Tunis, Tunisia -- Tunisian authorities have arrested 18 people during protests that erupted after the death of a journalist who set himself on fire to protest economic problems in the North African nation, officials said Wednesday.

Thirteen were arrested in the provincial city of Kasserine and five others in Tebourba, near Tunis, Interior Ministry spokesman Sofiane Zaag said.

Clashes between police and Tunisian authorities took place in several regions over the past two days after journalist Abderrazak Zorgui posted a video online before his self-immolation in Kasserine describing his desperation and calling for revolt. He expressed frustration at unemployment and the unfulfilled promises of Tunisia's 2011 Arab Spring revolution. 
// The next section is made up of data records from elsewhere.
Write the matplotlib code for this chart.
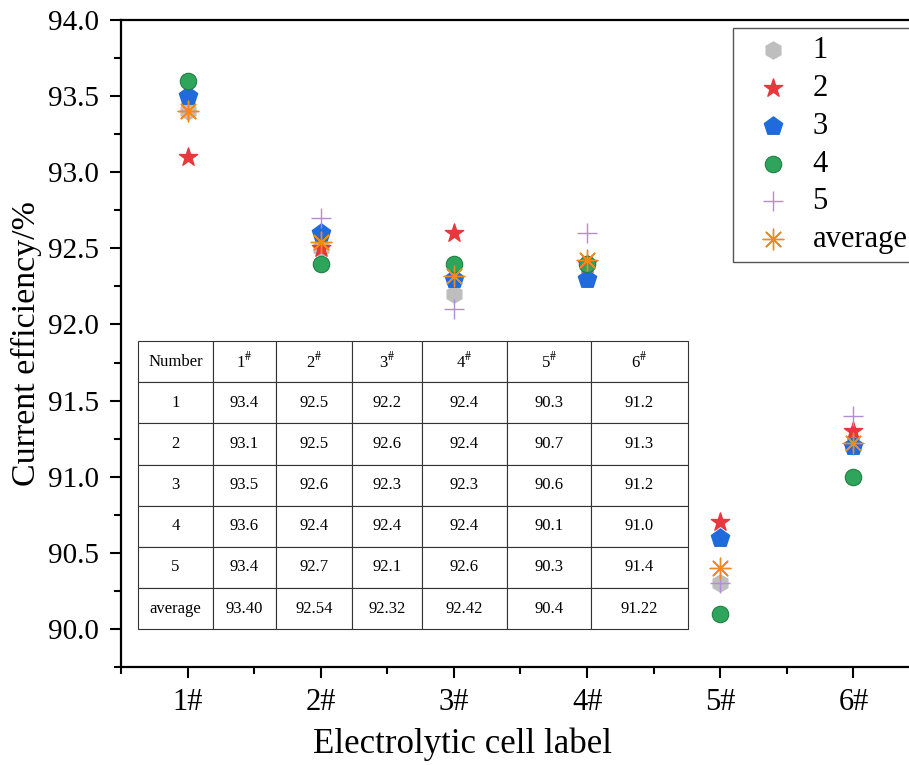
import matplotlib.pyplot as plt
from matplotlib.ticker import MultipleLocator

# cell labels and measured current efficiency (%)
cells = ['1#', '2#', '3#', '4#', '5#', '6#']
s1 = [93.4, 92.5, 92.2, 92.4, 90.3, 91.2]
s2 = [93.1, 92.5, 92.6, 92.4, 90.7, 91.3]
s3 = [93.5, 92.6, 92.3, 92.3, 90.6, 91.2]
s4 = [93.6, 92.4, 92.4, 92.4, 90.1, 91.0]
s5 = [93.4, 92.7, 92.1, 92.6, 90.3, 91.4]
avg = [93.40, 92.54, 92.32, 92.42, 90.4, 91.22]
avg_text = ['93.40', '92.54', '92.32', '92.42', '90.4', '91.22']

plt.rcParams['font.family'] = ['Liberation Serif', 'DejaVu Serif']
plt.rcParams['mathtext.fontset'] = 'stix'

fig = plt.figure(figsize=(9.09, 7.65), dpi=100)
ax = fig.add_axes([0.1331, 0.128, 0.879, 0.846])

x = list(range(1, len(cells) + 1))
ax.scatter(x, s1, marker='h', s=150, color='#BEBEBE', label='1', zorder=3)
ax.scatter(x, s2, marker='*', s=190, color='#E8383D', label='2', zorder=3)
ax.scatter(x, s3, marker='p', s=190, color='#1F6BDB', label='3', zorder=3)
ax.scatter(x, s4, marker='o', s=140, color='#2EA55A', edgecolor='#1E8044',
           linewidth=0.8, label='4', zorder=3)
ax.scatter(x, s5, marker='+', s=200, color='#B48ADB', linewidth=1.0, label='5', zorder=3)
ax.scatter(x, avg, marker=(8, 2, 0), s=220, color='#F08A1C', linewidth=1.0,
           label='average', zorder=3)

ax.set_xlim(0.5, 6.5)
ax.set_ylim(89.75, 94.0)
ax.set_xticks(x)
ax.set_xticklabels(cells)
ax.xaxis.set_minor_locator(MultipleLocator(0.5))
ax.yaxis.set_major_locator(MultipleLocator(0.5))
ax.yaxis.set_minor_locator(MultipleLocator(0.25))
ax.yaxis.set_major_formatter(plt.FormatStrFormatter('%.1f'))
ax.tick_params(which='major', direction='out', length=8, width=1.5, labelsize=21, pad=8)
ax.tick_params(axis='x', which='major', labelsize=22, pad=7)
ax.tick_params(which='minor', direction='out', length=5, width=1.5)
for sp in ax.spines.values():
    sp.set_linewidth(1.6)

ax.set_xlabel('Electrolytic cell label', fontsize=25)
ax.xaxis.set_label_coords(0.427, -0.093)
ax.set_ylabel('Current efficiency/%', fontsize=24.5, labelpad=4)

leg = ax.legend(loc='upper left', bbox_to_anchor=(0.766, 0.987), fontsize=22,
                fancybox=False, edgecolor='#555555', framealpha=1,
                handletextpad=0.25, labelspacing=0.29, borderpad=0.25,
                handlelength=2.1, borderaxespad=0)
leg.get_frame().set_linewidth(1.0)

# embedded data table
header = ['Number'] + [f'{i}$^{{\\#}}$' for i in range(1, 7)]
rows = []
for name, vals in [('1', s1), ('2', s2), ('3', s3), ('4', s4), ('5', s5)]:
    rows.append([name] + [f'{v:.1f}' for v in vals])
rows.append(['average'] + avg_text)

widths = [75, 63, 76, 70, 85, 84, 97]
tot = sum(widths)
tbl = ax.table(cellText=rows, colLabels=header, cellLoc='center',
               colWidths=[w / tot for w in widths],
               bbox=[0.0213, 0.0587, 0.688, 0.445], zorder=2)
tbl.auto_set_font_size(False)
tbl.set_fontsize(12)
for cell in tbl.get_celld().values():
    cell.set_linewidth(0.8)
    cell.set_edgecolor('#333333')

fig.savefig('out.png', dpi=100)
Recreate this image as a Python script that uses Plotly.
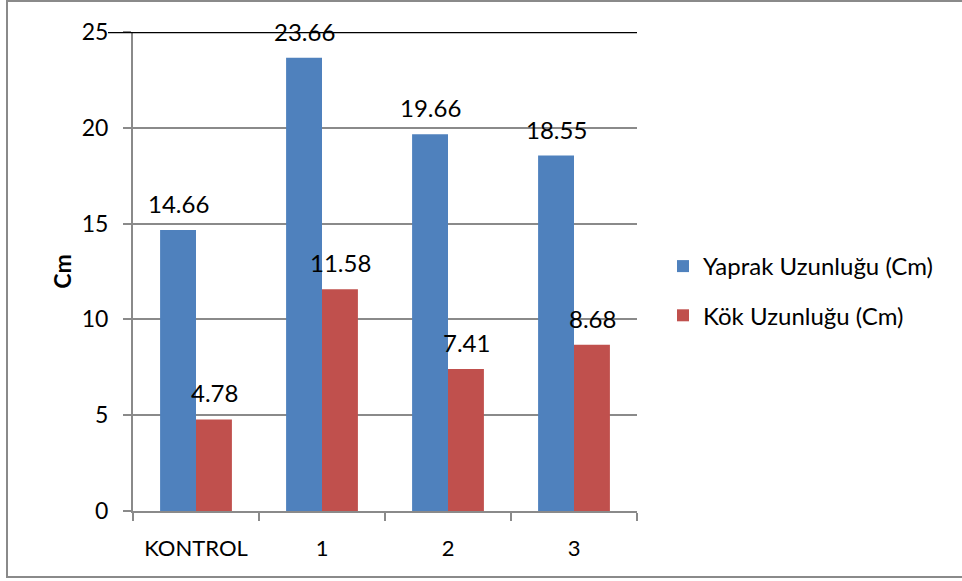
import plotly.graph_objects as go

categories = ["KONTROL", "1", "2", "3"]
yaprak = [14.66, 23.66, 19.66, 18.55]
kok = [4.78, 11.58, 7.41, 8.68]
series_names = ["Yaprak Uzunluğu (Cm)", "Kök Uzunluğu (Cm)"]
y_ticks = [0, 5, 10, 15, 20, 25]

BLUE = "#4F81BD"
RED = "#C0504D"
GREY = "#8A8A8A"
FONT = "Lato"

W, H = 962, 581
L, R, T, B = 133, 325, 32, 70
pw = W - L - R
ph = H - T - B

fig = go.Figure()
fig.add_trace(go.Bar(x=categories, y=yaprak, name=series_names[0], marker_color=BLUE,
                     marker_line_width=0, legendgroup="a"))
fig.add_trace(go.Bar(x=categories, y=kok, name=series_names[1], marker_color=RED,
                     marker_line_width=0, legendgroup="b"))

annotations = []
for vals, shift in ((yaprak, -18), (kok, 18)):
    for c, v in zip(categories, vals):
        annotations.append(dict(x=c, y=v, text=f"{v:.2f}", showarrow=False,
                                xshift=shift, yshift=10, yanchor="bottom",
                                font=dict(family=FONT, size=24, color="black")))

shapes = [
    # black top line at 25
    dict(type="line", xref="paper", yref="y", x0=(108 - L) / pw, x1=1, y0=25, y1=25,
         line=dict(color="black", width=2.5), layer="above"),
    # outer chart border (right edge falls outside the picture)
    dict(type="rect", xref="paper", yref="paper",
         x0=(7 - L) / pw, x1=(1010 - L) / pw,
         y0=(H - B - 577) / ph, y1=(H - B - 1) / ph,
         line=dict(color=GREY, width=2), layer="below"),
]

fig.update_layout(
    width=W, height=H,
    margin=dict(l=L, r=R, t=T, b=B, pad=0),
    paper_bgcolor="white", plot_bgcolor="white",
    barmode="group", bargap=0.43, bargroupgap=0,
    font=dict(family=FONT, size=22, color="black"),
    showlegend=True,
    legend=dict(x=(663 - L) / pw, y=(H - B - 291) / ph, xanchor="left", yanchor="middle",
                font=dict(family=FONT, size=24, color="black"),
                tracegroupgap=15, itemwidth=30, bgcolor="rgba(0,0,0,0)"),
    annotations=annotations,
    shapes=shapes,
)
fig.update_xaxes(
    showline=True, linecolor=GREY, linewidth=2, ticks="outside", tickson="boundaries",
    ticklen=8, tickcolor=GREY, tickwidth=2, showgrid=False, automargin=False,
    tickfont=dict(family=FONT, size=22), ticklabelstandoff=17,
)
fig.update_yaxes(
    range=[0, 25], tickvals=y_ticks, showline=True, linecolor=GREY, linewidth=2,
    ticks="outside", ticklen=8, tickcolor=GREY, tickwidth=2, automargin=False,
    showgrid=True, gridcolor=GREY, gridwidth=2, zeroline=False,
    tickfont=dict(family=FONT, size=23), ticklabelstandoff=10,
    title=dict(text="<b>Cm</b>", font=dict(family=FONT, size=23), standoff=4),
)

fig.write_html("out.html", config={"displayModeBar": False},
               post_script="document.body.style.margin='0';")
"For the sons of Kasserine who have no means of subsistence, today I start a revolution. I am going to set myself on fire," he said in the video, Germany's Deutsche Welle reported.

The most violent protests took place in Kasserine, in west central Tunisia, where police used tear gas to disperse stone-throwing demonstrators. According to ShemsFM radio, the military was deployed to help police tackle the protests and secure state buildings. 

Tear gas is seen as protesters clash with riot police attempting to disperse the crowd during demonstrations, in Kasserine
Tear gas is seen as protesters clash with riot police attempting to disperse the crowd during demonstrations, in Kasserine, Tunisia, December 25, 2018. STRINGER/REUTERS

In Tunis, dozens of protesters gathered on Bourguiba Avenue -- the capital city's main road -- to protest costs of living increases and chanted slogans hostile to the regime.

Meanwhile, Kasserine tribunal spokesman Achref Youssefi said an investigation "for failure to assist a person in danger" has been opened following the death of Zorgui. He said a suspect has been arrested.

A similar self-immolation by Mohamed Bouaziz -- a street vendor lamenting unemployment, corruption and repression -- led to nationwide protests fueled by social media that brought down Tunisia's long-time authoritarian president in 2011. That ushered in democracy for Tunisia and unleashed similar movements across the Arab world, including in Libya, Yemen and Egypt.